Through most of Howard’s final few days, Susie was alone with him, often for hours at a time. She both feared and understood pain, but she was unafraid of death and had the strength to sit with Howard even when those around her were falling apart. Leila, devastated, let her take charge. In such close proximity to death, Susie found that the boundaries between herself and the other dissolved. “Many people kind of flee, but for me it was natural,” she said. “It was a beautiful experience to be that physically and emotionally intimate with someone you loved, because I knew exactly what his needs were. You know when they need to turn their head, or you know when they need a little ice chip. You know. You feel it. I loved him very much. And he gave me that gift for myself of knowing, of having that experience, and realizing how I felt about it.”44

Susie Jr., Howie, and Peter were sitting at the kitchen table one evening when their father came in, looking more depressed than they had ever seen him. “I’m going to Grandma’s house,” he said. “Why?” they asked. “Aren’t you going to the hospital?” “Grandpa died today,” Warren said, and walked out the back door without another word.

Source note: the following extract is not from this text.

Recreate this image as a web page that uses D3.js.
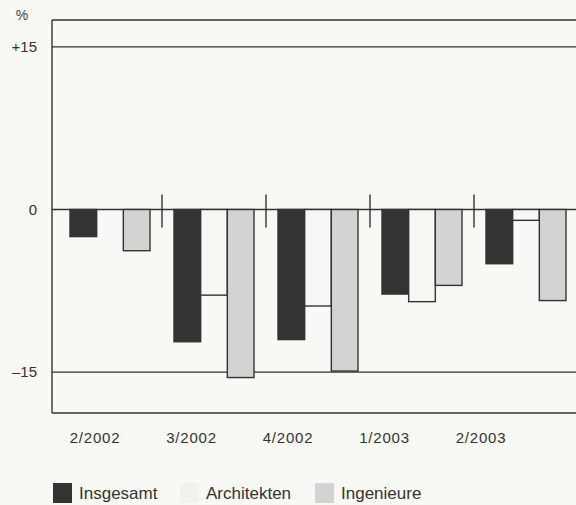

Big Susie planned the funeral, while Warren sat at home, stunned into silence. Leila was distraught, but she anticipated her reunion with her husband in heaven. Though Susie tried to get Warren to explore his feelings about his father’s death, he literally could not think about it, fending it off with anything else available. Falling back upon his core of financial conservatism, he argued with Susie that she had been conned into spending too much money on Howard’s coffin.

Warren sat in silence at the funeral as five hundred people mourned his father. No matter how controversial Howard Buffett’s views were during his life, people came out to show respect for him in the end. Afterward, Warren stayed home for a few days.45 He parried unwelcome thoughts by watching Congress debate landmark civil-rights legislation on television. When he returned to the office, he continued buying American Express at a hectic pace. By the end of June 1964, two months after Howard’s death, he had put almost $3 million into the stock; it was now the partnership’s largest investment. Although he never did show any visible sign of grief,46 eventually he placed a large portrait of his father on the wall across from his desk. And weeks after the funeral, two bald patches appeared on the sides of his head. His hair had fallen out from the shock.